World shares and oil pulled back and bonds and gold were back in favour yesterday, as a long-range ballistic missile test by North Korea and July 4 holidays for United States markets restricted risk appetite.

Asian shares were pushed lower and South Korea’s won slid to a 16-week low after the North’s missile landed in Japanese waters amid claims from Pyongyang that it could now strike “anywhere in the world”.

Europe dropped too as the first fall in oil prices in nine days pushed down commodity stocks and traders also cashed in some of gains made by the STOXX 600 on Monday which had been the biggest in over two months.

Traditional safety plays fared well amid the caution.

The Japanese yen and gold were both higher, as were European bonds and Treasuries, which have been clobbered by recent signs that the era of emergency stimulus and ultra low interest rates might be coming to an end.

The dollar lost 0.2 per cent on the yen to leave it buying 113.19 yen. It made almost as much back against the high flying euro however, leaving the six currency dollar index steady at 96.259.

It had seen its biggest jump since the start of March overnight, as a stronger-than-expected rise in the June Institute of Supply Management (ISM) national factory activity index also propelled the 10-year Treasury yield to its highest since mid May.

There were increasing signs that alongside the geopolitical jitters, higher global borrowing rates and the dollar were starting to pressure emerging markets after their stellar start to the year.

MSCI’s widely-tracked emerging equity index saw its sharpest one-day drop in nearly three weeks and most Asian currencies were weaker.

MSCI’s broadest index of Asia-Pacific shares outside Japan ended down 0.6 per cent.

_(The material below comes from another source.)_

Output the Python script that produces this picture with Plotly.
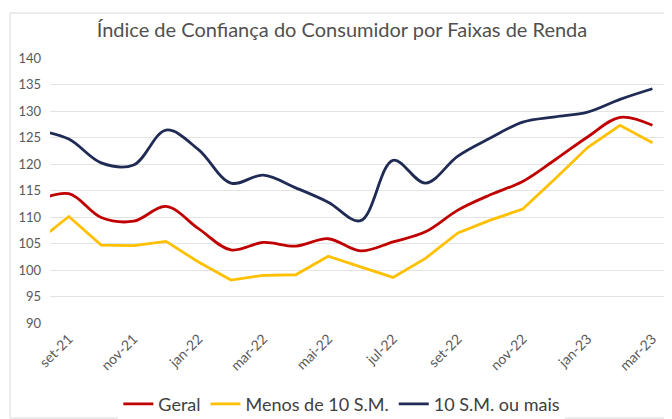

Japan’s Nikkei surrendered gains to end 0.1 per cent down, South Korea’s KOSPI closed 0.6 per cent lower, though Hong Kong was hardest hit by the regional jitters as it slumped as much as two per cent at one point.

Tokyo, reacting to the North Korea missile test yesterday, strongly protested what it called Pyongyang’s clear violation of UN resolutions, and Japanese Prime Minister Shinzo Abe said he would ask the presidents of China and Russia to play more constructive roles in efforts to stop Pyongyang’s arms programme.

Commodity markets also saw a shift. Gold was shining at $1,224 an ounce while oil posted its first session of losses in nine, ending their longest run of gains since February 2012.

US crude slipped 0.5 per cent to $46.90 a barrel while global benchmark Brent dropped to $49.50 as traders cashed in some of gains from a 3.7 per cent leap – its biggest one-day gain since December 2016 – on Monday.